===== Supplied data =====

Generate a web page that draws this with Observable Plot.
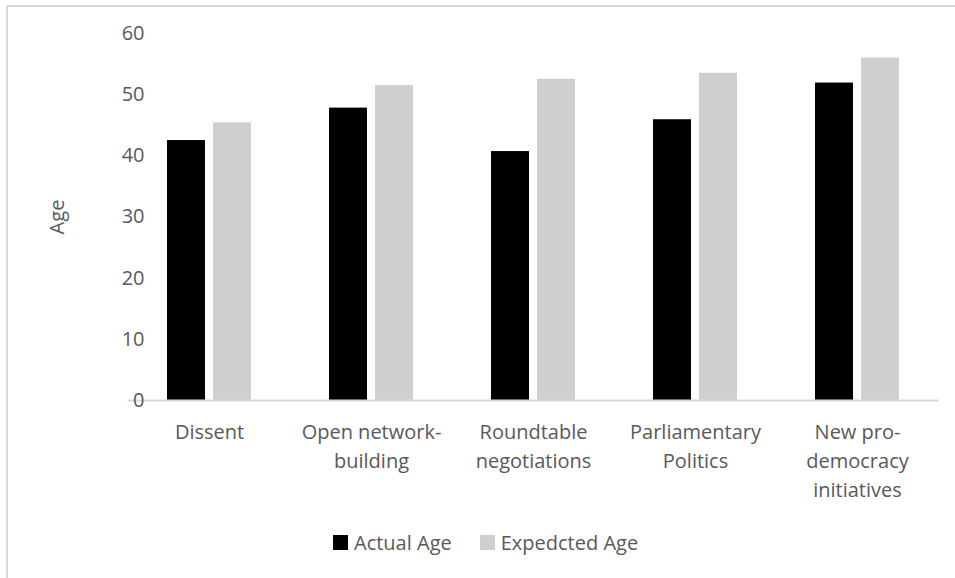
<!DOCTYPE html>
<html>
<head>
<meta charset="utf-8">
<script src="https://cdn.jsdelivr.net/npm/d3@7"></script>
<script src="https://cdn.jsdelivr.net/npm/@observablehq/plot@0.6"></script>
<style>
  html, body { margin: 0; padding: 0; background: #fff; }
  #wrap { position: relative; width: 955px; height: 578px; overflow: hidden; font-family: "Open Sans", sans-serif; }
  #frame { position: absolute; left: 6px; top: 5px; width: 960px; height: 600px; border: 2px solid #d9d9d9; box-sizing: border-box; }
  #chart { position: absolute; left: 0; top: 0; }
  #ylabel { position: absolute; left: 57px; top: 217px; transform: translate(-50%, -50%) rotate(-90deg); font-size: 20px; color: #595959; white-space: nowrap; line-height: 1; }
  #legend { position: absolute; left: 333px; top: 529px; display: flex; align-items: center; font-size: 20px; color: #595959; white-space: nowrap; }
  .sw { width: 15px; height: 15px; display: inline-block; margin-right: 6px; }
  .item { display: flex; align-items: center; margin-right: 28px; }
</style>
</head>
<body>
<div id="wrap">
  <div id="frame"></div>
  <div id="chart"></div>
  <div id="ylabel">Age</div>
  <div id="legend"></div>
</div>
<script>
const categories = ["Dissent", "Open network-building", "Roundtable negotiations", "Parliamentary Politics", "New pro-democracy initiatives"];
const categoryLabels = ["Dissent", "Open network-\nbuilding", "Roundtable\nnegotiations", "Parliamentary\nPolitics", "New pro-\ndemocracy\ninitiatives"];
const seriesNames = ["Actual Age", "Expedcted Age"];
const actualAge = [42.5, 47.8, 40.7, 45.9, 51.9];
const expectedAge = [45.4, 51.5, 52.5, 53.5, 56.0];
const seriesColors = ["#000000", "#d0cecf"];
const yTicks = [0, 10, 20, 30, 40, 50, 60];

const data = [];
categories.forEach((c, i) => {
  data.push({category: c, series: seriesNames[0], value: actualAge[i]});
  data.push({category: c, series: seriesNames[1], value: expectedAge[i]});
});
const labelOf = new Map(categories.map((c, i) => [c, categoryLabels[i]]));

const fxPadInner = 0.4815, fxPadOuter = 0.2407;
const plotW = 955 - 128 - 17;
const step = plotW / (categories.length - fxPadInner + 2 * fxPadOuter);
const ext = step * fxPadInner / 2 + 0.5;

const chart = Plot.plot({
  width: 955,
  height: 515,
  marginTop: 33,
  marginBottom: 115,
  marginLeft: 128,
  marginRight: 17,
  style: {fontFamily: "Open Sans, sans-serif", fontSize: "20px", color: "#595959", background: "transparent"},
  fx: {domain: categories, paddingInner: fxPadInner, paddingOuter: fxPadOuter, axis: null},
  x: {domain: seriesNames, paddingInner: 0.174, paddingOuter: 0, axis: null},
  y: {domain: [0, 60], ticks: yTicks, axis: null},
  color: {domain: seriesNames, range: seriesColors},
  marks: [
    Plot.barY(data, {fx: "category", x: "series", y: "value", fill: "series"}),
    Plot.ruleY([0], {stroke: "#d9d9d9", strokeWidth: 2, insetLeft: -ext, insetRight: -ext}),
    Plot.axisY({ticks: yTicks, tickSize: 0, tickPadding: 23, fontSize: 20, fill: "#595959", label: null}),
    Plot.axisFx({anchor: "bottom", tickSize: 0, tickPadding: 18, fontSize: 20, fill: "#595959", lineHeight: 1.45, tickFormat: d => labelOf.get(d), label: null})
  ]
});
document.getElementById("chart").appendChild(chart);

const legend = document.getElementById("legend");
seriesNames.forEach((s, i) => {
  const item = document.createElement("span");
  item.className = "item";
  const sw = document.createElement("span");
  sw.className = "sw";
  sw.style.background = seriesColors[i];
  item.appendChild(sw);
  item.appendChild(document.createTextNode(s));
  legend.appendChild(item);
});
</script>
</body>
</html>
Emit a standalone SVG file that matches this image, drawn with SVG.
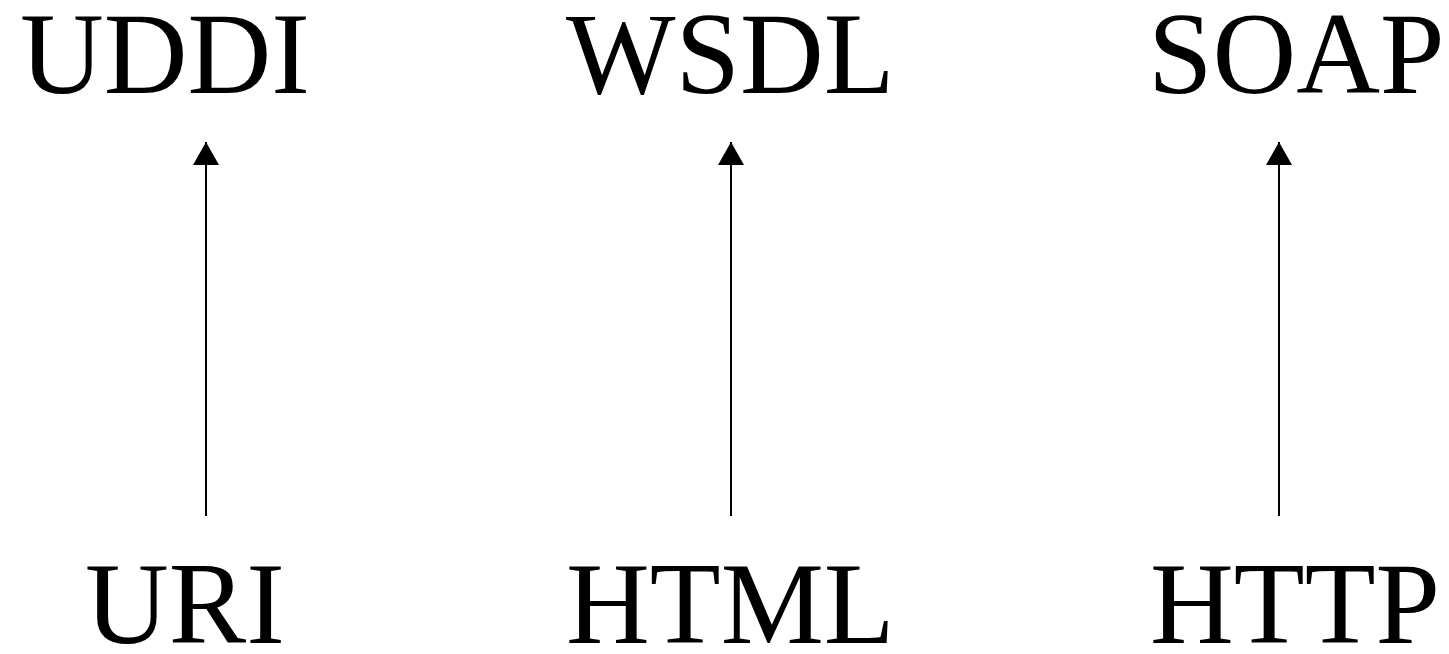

=====
===== Supplied data =====

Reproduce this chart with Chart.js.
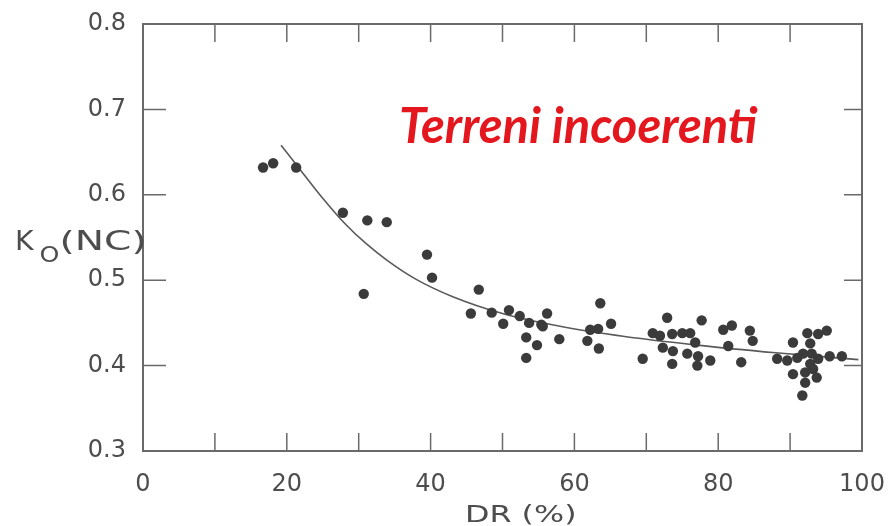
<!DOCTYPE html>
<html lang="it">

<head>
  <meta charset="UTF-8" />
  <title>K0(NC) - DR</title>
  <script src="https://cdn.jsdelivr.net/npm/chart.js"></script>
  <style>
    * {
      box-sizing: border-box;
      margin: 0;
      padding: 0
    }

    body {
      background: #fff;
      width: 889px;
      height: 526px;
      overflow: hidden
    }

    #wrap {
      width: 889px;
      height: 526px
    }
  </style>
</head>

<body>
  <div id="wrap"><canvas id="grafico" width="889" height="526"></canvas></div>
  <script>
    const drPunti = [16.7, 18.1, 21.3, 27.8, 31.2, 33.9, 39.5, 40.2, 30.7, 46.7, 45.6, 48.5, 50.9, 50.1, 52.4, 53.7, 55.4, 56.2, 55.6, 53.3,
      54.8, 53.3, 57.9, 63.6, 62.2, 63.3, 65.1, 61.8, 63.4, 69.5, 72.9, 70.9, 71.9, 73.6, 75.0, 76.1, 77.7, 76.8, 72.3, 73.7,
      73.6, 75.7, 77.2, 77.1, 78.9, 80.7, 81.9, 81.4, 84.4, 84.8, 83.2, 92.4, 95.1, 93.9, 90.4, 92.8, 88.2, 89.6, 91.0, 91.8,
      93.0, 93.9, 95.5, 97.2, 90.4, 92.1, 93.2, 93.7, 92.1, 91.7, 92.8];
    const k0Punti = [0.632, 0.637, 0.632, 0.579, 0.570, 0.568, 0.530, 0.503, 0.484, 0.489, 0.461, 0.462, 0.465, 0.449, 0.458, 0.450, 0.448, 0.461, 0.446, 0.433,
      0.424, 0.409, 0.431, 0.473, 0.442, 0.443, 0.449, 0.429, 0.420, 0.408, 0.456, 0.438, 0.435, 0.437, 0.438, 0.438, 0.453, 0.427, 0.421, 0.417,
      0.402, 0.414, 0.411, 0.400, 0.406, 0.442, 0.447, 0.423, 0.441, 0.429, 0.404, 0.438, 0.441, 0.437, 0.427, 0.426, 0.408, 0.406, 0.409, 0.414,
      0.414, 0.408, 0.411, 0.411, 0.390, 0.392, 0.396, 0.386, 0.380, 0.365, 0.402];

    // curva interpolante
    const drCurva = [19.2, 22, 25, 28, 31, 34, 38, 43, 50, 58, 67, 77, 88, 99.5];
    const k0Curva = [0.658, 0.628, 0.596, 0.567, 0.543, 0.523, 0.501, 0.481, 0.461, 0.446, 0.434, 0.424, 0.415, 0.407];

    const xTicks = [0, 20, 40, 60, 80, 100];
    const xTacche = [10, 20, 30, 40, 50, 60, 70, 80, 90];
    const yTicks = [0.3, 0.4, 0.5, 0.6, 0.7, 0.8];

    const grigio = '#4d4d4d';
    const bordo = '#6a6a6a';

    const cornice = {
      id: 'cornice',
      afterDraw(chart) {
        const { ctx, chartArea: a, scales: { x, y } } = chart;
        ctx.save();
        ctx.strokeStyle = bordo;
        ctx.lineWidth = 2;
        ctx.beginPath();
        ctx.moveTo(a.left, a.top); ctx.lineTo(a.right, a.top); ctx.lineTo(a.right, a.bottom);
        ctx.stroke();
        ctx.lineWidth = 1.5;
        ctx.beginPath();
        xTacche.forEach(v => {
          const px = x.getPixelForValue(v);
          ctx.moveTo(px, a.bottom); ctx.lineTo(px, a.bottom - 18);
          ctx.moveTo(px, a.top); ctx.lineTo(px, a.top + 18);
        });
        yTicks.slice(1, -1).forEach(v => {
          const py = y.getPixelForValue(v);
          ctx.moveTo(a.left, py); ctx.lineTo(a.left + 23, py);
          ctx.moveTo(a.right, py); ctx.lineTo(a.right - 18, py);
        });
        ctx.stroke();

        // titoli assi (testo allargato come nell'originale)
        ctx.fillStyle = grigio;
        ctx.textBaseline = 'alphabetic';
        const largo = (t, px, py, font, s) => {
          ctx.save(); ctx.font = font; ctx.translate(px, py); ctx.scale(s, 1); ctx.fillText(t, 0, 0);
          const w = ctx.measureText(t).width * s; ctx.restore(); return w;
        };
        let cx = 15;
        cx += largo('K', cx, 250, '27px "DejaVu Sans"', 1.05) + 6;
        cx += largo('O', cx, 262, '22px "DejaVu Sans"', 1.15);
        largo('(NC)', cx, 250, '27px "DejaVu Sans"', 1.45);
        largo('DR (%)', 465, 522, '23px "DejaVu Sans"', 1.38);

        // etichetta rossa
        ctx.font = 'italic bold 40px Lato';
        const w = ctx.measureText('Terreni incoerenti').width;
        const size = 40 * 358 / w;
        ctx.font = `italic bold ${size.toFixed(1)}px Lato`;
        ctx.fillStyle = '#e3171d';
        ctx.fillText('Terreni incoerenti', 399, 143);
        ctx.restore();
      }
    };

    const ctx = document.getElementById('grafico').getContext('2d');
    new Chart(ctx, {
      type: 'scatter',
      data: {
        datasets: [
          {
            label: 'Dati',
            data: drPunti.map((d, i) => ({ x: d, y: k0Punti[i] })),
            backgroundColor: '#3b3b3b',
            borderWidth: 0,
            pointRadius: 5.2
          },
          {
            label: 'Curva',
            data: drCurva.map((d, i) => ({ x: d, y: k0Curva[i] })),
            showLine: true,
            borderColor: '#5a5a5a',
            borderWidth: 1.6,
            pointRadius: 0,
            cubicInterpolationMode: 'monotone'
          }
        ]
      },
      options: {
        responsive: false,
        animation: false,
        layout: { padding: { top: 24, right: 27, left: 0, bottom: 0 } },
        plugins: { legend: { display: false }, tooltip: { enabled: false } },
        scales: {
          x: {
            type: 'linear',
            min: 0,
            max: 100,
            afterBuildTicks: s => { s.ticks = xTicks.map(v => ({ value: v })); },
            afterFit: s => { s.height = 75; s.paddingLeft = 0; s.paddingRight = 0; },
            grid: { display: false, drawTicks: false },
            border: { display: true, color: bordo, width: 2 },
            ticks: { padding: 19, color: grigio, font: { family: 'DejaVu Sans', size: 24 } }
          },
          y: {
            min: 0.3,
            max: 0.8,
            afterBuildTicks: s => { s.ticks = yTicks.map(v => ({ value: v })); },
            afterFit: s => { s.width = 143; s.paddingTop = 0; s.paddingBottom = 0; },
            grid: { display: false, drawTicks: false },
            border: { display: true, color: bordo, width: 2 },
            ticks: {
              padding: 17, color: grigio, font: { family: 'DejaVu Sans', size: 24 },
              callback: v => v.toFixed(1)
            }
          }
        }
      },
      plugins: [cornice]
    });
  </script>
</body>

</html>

=====

What the task requires: Starting at the line that contains "Generate a web" and stopping after the line that contains "const labelOf = new", copy every line exactly. Leave any pictures behind.

Output below:
Generate a web page that draws this with Observable Plot.
<!DOCTYPE html>
<html>
<head>
<meta charset="utf-8">
<script src="https://cdn.jsdelivr.net/npm/d3@7"></script>
<script src="https://cdn.jsdelivr.net/npm/@observablehq/plot@0.6"></script>
<style>
  html, body { margin: 0; padding: 0; background: #fff; }
  #wrap { position: relative; width: 955px; height: 578px; overflow: hidden; font-family: "Open Sans", sans-serif; }
  #frame { position: absolute; left: 6px; top: 5px; width: 960px; height: 600px; border: 2px solid #d9d9d9; box-sizing: border-box; }
  #chart { position: absolute; left: 0; top: 0; }
  #ylabel { position: absolute; left: 57px; top: 217px; transform: translate(-50%, -50%) rotate(-90deg); font-size: 20px; color: #595959; white-space: nowrap; line-height: 1; }
  #legend { position: absolute; left: 333px; top: 529px; display: flex; align-items: center; font-size: 20px; color: #595959; white-space: nowrap; }
  .sw { width: 15px; height: 15px; display: inline-block; margin-right: 6px; }
  .item { display: flex; align-items: center; margin-right: 28px; }
</style>
</head>
<body>
<div id="wrap">
  <div id="frame"></div>
  <div id="chart"></div>
  <div id="ylabel">Age</div>
  <div id="legend"></div>
</div>
<script>
const categories = ["Dissent", "Open network-building", "Roundtable negotiations", "Parliamentary Politics", "New pro-democracy initiatives"];
const categoryLabels = ["Dissent", "Open network-\nbuilding", "Roundtable\nnegotiations", "Parliamentary\nPolitics", "New pro-\ndemocracy\ninitiatives"];
const seriesNames = ["Actual Age", "Expedcted Age"];
const actualAge = [42.5, 47.8, 40.7, 45.9, 51.9];
const expectedAge = [45.4, 51.5, 52.5, 53.5, 56.0];
const seriesColors = ["#000000", "#d0cecf"];
const yTicks = [0, 10, 20, 30, 40, 50, 60];

const data = [];
categories.forEach((c, i) => {
  data.push({category: c, series: seriesNames[0], value: actualAge[i]});
  data.push({category: c, series: seriesNames[1], value: expectedAge[i]});
});
const labelOf = new Map(categories.map((c, i) => [c, categoryLabels[i]]));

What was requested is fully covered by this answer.